GREENVILLE — What is art worth and who gets to decide?
In a recent discussion, Christopher Rico was told his work — which currently sells for thousands of dollars — was too expensive.
“That is an arbitrary statement, that implies knowledge of value,” Rico said. “What you really mean is, either it’s not within your budget, or it’s not within the project’s budget.”
Rico is an abstract painter whose work appears in galleries across the country and on the walls of his studio space in Greenville’s North Main neighborhood.
His career spans nearly 25 years, but his work has only turned a profit in the last 10.
Despite the seemingly steep price tag attached to his pieces, Rico pays more than $1,000 per month to cover basic costs. These include rent for his studio, the cost of his storage space, web domain and some materials.
The wood panels he paints on are custom made and cost more than $100 each. His paintbrush is the size of a baseball bat and made of horsehair. It cost more than $500.
All of these costs are factored into the price he charges, as well as the length of his career.
It’s an unspoken rule in the art world that the longer and more established an artist’s sales history, the more they can charge. Prices should increase gradually — so as not to out-price the market — and never decrease.
“Once you go up in price, it is really detrimental to your career to go back,” Rico said, because it’s unfair to customers who paid a higher price.
The price of art is also determined by the galleries that sell it. Galleries usually split profits with artists 50-50. In bigger cities, there’s an incentive to only hang high-priced items on the walls to offset the higher cost of doing business.
Even if people in New York were willing to pay $3,000 for one of Kent Ambler’s woodcut prints, it’d ruin his market everywhere else.
Ambler charges a few hundred dollars for one of his prints. It’s relatively inexpensive but Ambler still makes a profit. With a few carved wooden blocks covered in paint, he can make 20 or 30 of the same print.
He also doesn’t pay studio fees because he works in a space he built in his backyard. He’s out there about 12 hours a day, every day of the week.

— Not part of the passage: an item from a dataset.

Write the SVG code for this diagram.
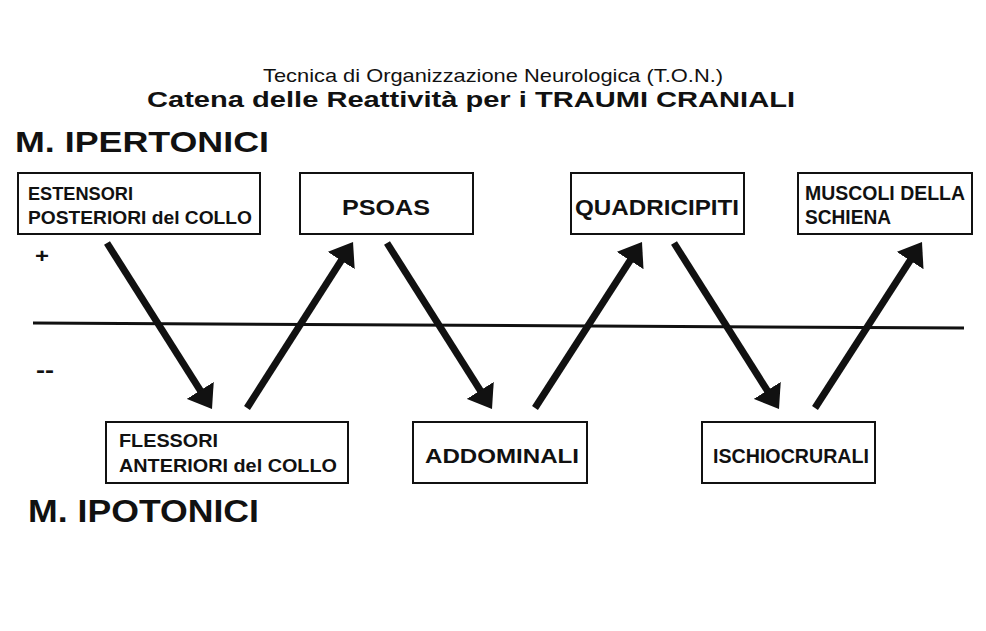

For him, there’s a tension between making the art he wants to make and making the art that will sell easily. He wants to start painting more, but he’s probably best known for his woodcut prints.
Some galleries are reluctant to carry both his woodcuts and his paintings, so he’s considering listing them himself on ArtCloud — a website service for artists.
Ambler’s work currently is for sale in several galleries. He also gets a good amount of his sales at festivals.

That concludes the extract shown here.